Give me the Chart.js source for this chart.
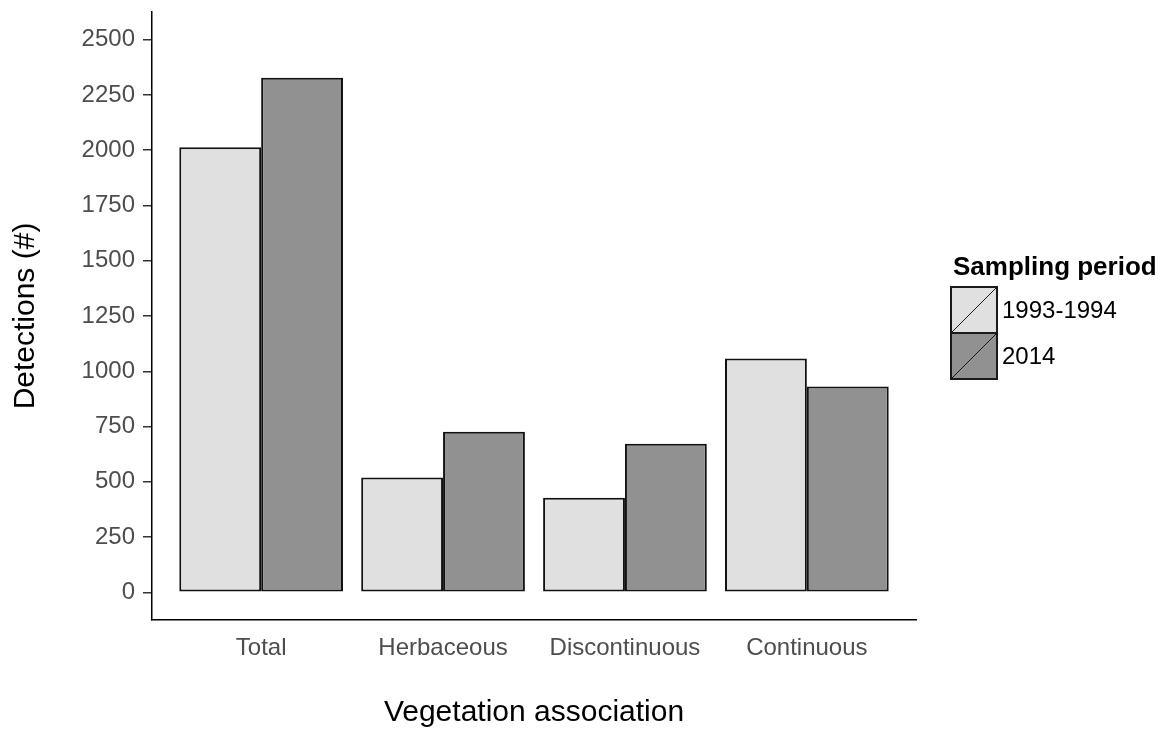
--------------------------------------------------
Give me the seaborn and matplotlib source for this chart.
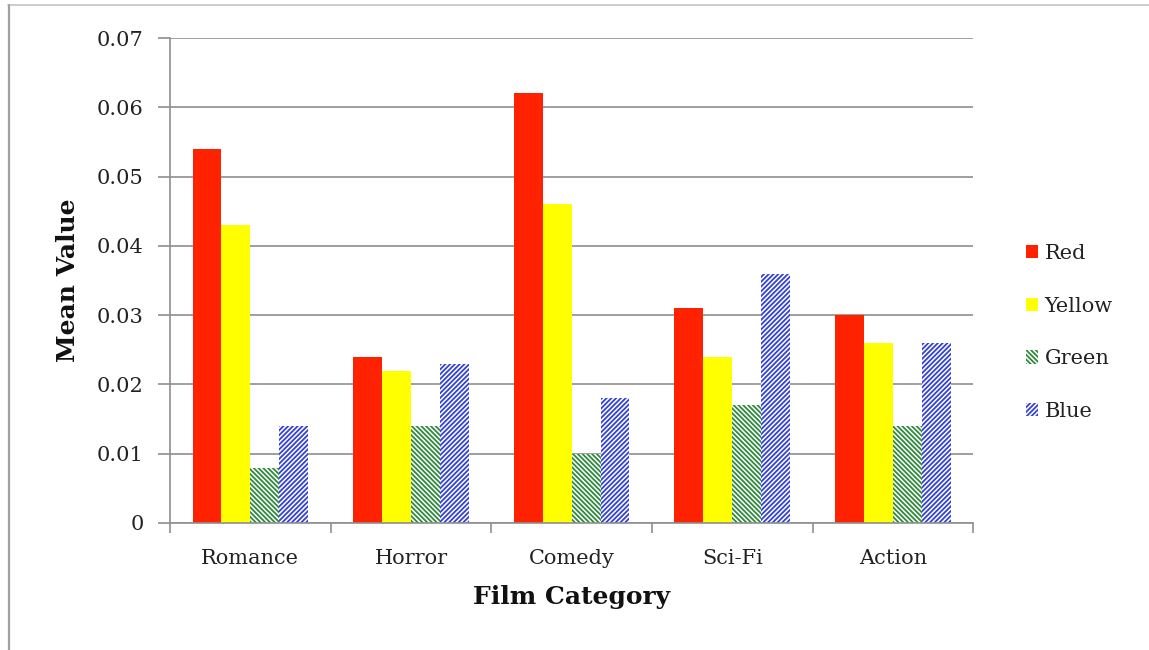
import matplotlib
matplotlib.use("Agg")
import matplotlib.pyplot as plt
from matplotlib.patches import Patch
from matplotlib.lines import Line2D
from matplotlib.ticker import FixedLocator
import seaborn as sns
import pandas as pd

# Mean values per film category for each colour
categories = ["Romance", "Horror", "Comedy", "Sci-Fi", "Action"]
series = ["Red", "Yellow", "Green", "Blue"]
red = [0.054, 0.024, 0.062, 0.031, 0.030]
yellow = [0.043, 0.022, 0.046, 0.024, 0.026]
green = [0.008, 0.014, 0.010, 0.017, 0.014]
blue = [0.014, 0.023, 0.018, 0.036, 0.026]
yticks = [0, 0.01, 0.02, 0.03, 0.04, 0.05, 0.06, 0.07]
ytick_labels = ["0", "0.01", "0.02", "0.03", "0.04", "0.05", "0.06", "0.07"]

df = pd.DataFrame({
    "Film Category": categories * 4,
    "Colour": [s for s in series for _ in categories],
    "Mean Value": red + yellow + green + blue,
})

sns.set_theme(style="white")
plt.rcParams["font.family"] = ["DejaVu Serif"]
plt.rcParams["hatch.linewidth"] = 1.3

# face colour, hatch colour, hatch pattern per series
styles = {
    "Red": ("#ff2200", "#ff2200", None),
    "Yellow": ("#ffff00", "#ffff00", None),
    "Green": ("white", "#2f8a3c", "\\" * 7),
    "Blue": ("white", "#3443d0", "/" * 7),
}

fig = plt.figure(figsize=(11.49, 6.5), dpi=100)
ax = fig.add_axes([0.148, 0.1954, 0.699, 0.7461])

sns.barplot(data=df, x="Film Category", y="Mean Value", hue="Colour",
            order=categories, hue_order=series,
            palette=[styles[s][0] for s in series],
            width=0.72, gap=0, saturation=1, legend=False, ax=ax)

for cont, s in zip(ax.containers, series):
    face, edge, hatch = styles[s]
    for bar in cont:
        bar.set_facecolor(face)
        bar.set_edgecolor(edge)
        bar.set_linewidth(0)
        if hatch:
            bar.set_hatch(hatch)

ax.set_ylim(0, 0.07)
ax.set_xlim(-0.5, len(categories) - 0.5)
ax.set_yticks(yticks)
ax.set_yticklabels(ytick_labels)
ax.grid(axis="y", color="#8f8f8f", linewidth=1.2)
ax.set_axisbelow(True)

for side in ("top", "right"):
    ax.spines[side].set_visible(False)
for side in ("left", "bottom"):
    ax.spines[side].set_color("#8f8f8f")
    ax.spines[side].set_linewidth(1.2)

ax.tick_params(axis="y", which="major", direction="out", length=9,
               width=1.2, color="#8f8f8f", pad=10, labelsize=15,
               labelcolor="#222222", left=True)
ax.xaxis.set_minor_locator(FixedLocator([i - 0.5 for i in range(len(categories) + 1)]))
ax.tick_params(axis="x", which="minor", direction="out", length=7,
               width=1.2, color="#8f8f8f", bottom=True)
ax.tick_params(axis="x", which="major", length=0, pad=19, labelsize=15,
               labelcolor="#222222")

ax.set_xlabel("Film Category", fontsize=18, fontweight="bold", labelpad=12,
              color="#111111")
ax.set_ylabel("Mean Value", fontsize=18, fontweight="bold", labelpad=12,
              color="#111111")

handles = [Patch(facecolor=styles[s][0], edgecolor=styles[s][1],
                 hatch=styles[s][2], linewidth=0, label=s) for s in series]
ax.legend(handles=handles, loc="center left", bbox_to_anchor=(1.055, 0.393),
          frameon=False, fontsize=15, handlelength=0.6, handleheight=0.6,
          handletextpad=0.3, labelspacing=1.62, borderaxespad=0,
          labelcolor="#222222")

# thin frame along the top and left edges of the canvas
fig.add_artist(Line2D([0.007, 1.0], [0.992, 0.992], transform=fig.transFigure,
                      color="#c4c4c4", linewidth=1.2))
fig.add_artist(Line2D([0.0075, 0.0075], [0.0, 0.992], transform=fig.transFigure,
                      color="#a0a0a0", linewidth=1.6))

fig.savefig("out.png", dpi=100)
--------------------------------------------------
**STATED GOAL:** State the number of lines that contain the string "seaborn", with no other words.

**ANSWER BELOW:** 2